De collectie van Norcross en haar donatie van $100,000 zijn gebruikt voor de oprichting van het Fitchburg Art Museum, waardoor haar droom van een cultureel centrum in Fitchburg alsnog uitkwam.[1] Voor de vormgeving van het gebouw werd gekeken naar suggesties in het testament van Norcross. Op 7 april 1929 werd dit museum dan ook aan haar opgedragen.[3] In 1933 brak er een brand uit die het gebouw ernstig heeft beschadigd en het merendeel van de collectie heeft vernietigd, inclusief werken van Norcross. Het museum is herbouwd en telt nu vier gebouwen met 20,000 vierkante voet aan loopruimte. De reputatie van Norcross van het brengen van kunst en kunstonderwijs naar Fitchburg leeft voort in de stad. Het museum biedt speciale programma’s voor jongeren en volwassenen en verwelkomt studenten.[4]

Werken[bewerken | brontekst bewerken]

Norcross schilderde in haar vroegere kunstcarrière vooral stillevens en interieurs.[1]

Zoals te zien in Woman in a Garden combineert Norcross een academische neiging voor articulerend tekenen met een cultivatie van de schilderachtige effecten geïntroduceerd door Chase en versterkt door haar contact met Franse impressionisten zoals Monet. Haar poging tot het integreren van twee duidelijk verschillende methodes reflecteert het advies van Alfred Stevens in zijn boek Impressions on Painting (1886). In haar composities voert Norcross de kijker langs objecten die zijn tentoongesteld door onder andere schuine perspectieven.

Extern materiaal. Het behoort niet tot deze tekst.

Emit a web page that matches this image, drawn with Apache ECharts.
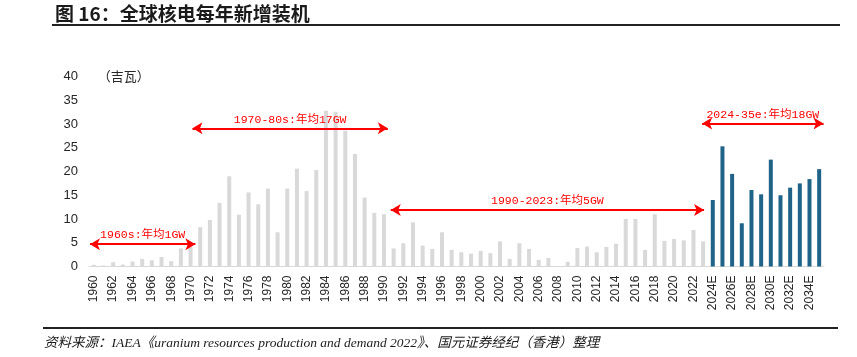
<!DOCTYPE html>
<html>
<head>
<meta charset="utf-8">
<script src="https://cdn.jsdelivr.net/npm/echarts@6/dist/echarts.min.js"></script>
<style>
html,body{margin:0;padding:0;background:#fff;}
#chart{width:857px;height:357px;}
</style>
</head>
<body>
<div id="chart"></div>
<script>
// ---- data ----
var categories = [
  '1960','1961','1962','1963','1964','1965','1966','1967','1968','1969',
  '1970','1971','1972','1973','1974','1975','1976','1977','1978','1979',
  '1980','1981','1982','1983','1984','1985','1986','1987','1988','1989',
  '1990','1991','1992','1993','1994','1995','1996','1997','1998','1999',
  '2000','2001','2002','2003','2004','2005','2006','2007','2008','2009',
  '2010','2011','2012','2013','2014','2015','2016','2017','2018','2019',
  '2020','2021','2022','2023',
  '2024E','2025E','2026E','2027E','2028E','2029E','2030E','2031E','2032E','2033E','2034E','2035E'
];
// GW added per year, 1960-2023 (actual)
var historicValues = [
  0.35, 0.2, 0.9, 0.4, 1.05, 1.6, 1.3, 2.0, 1.1, 3.8,
  4.1, 8.3, 9.8, 13.4, 19.0, 10.9, 15.6, 13.1, 16.4, 7.2,
  16.4, 20.6, 15.9, 20.3, 32.8, 32.6, 28.6, 23.7, 14.5, 11.3,
  11.0, 3.8, 4.9, 9.3, 4.4, 3.7, 7.2, 3.5, 3.0, 2.7,
  3.3, 2.8, 5.3, 1.6, 4.9, 3.7, 1.4, 1.8, 0, 1.0,
  3.9, 4.2, 3.0, 4.1, 4.8, 10.0, 10.0, 3.5, 11.0, 5.4,
  5.8, 5.5, 7.7, 5.3
];
// GW added per year, 2024E-2035E (forecast)
var forecastValues = [14.0, 25.3, 19.5, 9.1, 16.1, 15.2, 22.5, 15.0, 16.6, 17.5, 18.4, 20.5];

var yTicks = [0, 5, 10, 15, 20, 25, 30, 35, 40];

// annotation arrows: [startIndex, endIndex, level (GW), label]
var annotations = [
  [-0.4, 10.5, 4.7, '1960s:年均1GW'],
  [10.2, 30.4, 29.1, '1970-80s:年均17GW'],
  [30.7, 63.1, 11.9, '1990-2023:年均5GW'],
  [62.9, 75.45, 30.1, '2024-35e:年均18GW']
];

var titleText = '图 16：全球核电每年新增装机';
var sourceText = '资料来源：IAEA《uranium resources production and demand 2022》、国元证券经纪（香港）整理';
var unitText = '（吉瓦）';

// ---- build ----
var histSeries = historicValues.concat(forecastValues.map(function(){return '-';}));
var foreSeries = historicValues.map(function(){return '-';}).concat(forecastValues);

var markData = annotations.map(function(a){
  return [
    {coord:[a[0], a[2]], label:{formatter:a[3]}},
    {coord:[a[1], a[2]]}
  ];
});

var chart = echarts.init(document.getElementById('chart'), null, {renderer:'canvas'});
chart.setOption({
  animation:false,
  backgroundColor:'#ffffff',
  grid:{left:89, right:33, top:76.5, bottom:90.5, containLabel:false},
  xAxis:[{
    type:'category',
    data:categories,
    boundaryGap:true,
    axisLine:{show:true, lineStyle:{color:'#d9d9d9', width:1}},
    axisTick:{show:false},
    axisLabel:{
      interval:1, rotate:90, margin:9,
      color:'#262626', fontSize:12, fontFamily:'Liberation Sans, Arial, sans-serif'
    },
    splitLine:{show:false}
  },{
    type:'value', min:-0.5, max:75.5, show:false
  }],
  yAxis:{
    type:'value', min:yTicks[0], max:yTicks[yTicks.length-1], interval:5,
    name:unitText,
    nameLocation:'end',
    nameGap:0,
    nameTextStyle:{align:'left', verticalAlign:'middle', padding:[0,0,0,4], color:'#262626', fontSize:13, fontFamily:'Noto Sans CJK SC'},
    axisLine:{show:false},
    axisTick:{show:false},
    splitLine:{show:false},
    axisLabel:{margin:11, color:'#262626', fontSize:13, fontFamily:'Liberation Sans, Arial, sans-serif'}
  },
  series:[{
    type:'bar',
    data:histSeries,
    barWidth:4,
    barGap:'-100%',
    itemStyle:{color:'#d9d9d9'},
    silent:true
  },{
    type:'bar',
    data:foreSeries,
    barWidth:4,
    barGap:'-100%',
    itemStyle:{color:'#1f6389'},
    silent:true
  },{
    type:'scatter',
    xAxisIndex:1,
    yAxisIndex:0,
    data:[],
    silent:true,
    markLine:{
      silent:true,
      symbol:['arrow','arrow'],
      symbolSize:[9,10],
      lineStyle:{color:'#ff0000', width:2, type:'solid'},
      label:{
        show:true, position:'middle', distance:3,
        color:'#ff0000', fontSize:11.5,
        fontFamily:'Liberation Mono, "Noto Sans CJK SC", monospace'
      },
      emphasis:{disabled:true},
      data:markData
    }
  }],
  graphic:[
    {type:'text', x:55, y:14, style:{text:titleText, fill:'#1a1a1a', font:'bold 19px "Noto Sans CJK SC"', verticalAlign:'middle', align:'left'}},
    {type:'line', shape:{x1:52, y1:25, x2:840, y2:25}, style:{stroke:'#222222', lineWidth:2}},
    {type:'line', shape:{x1:43, y1:328, x2:838, y2:328}, style:{stroke:'#222222', lineWidth:2}},
    {type:'text', x:44, y:343, style:{text:sourceText, fill:'#1a1a1a', font:'italic 13.5px "Liberation Serif", "Noto Sans CJK SC"', verticalAlign:'middle', align:'left'}}
  ]
});
</script>
</body>
</html>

Dit is terug te zien in Carpeaux Sèvres, waarin het hoofdobject niet middenin, maar meer aan de zijkant is geplaatst.[3]

Deze onderwerpen zijn gradueel vervangen door onderwerpen die meer aansluiten bij haar plannen voor sociale verbetering. Het merendeel van haar schilderijen na 1905 laten verschillende installaties en objecten in het Louvre zien, of zijn trouwe kopieën van Oude Meesters als Botticelli, Hals en Velásquez. Ook beoogde Norcross de Franse kunst uit de Gotiek van de twaalfde tot de negentiende eeuw in beeld te brengen voor haar thuisfront. Hiervoor werkte zij vanaf 1905 tot aan haar dood systematisch door de galerijen van het Louvre heen. Ze verrijkte deze werken met haar kleurgebruik en haar talent om textuur en reflecties weer te geven, waarvoor zij vaak geprezen werd.[3]

Haar werken hebben erg geleden onder de verwoestingen van de tijd. Waar het werk van bekendere artiesten ideale opslagomstandigheden genoten, zijn haar canvassen beschadigd door onder andere vuur en overstromingen.[3]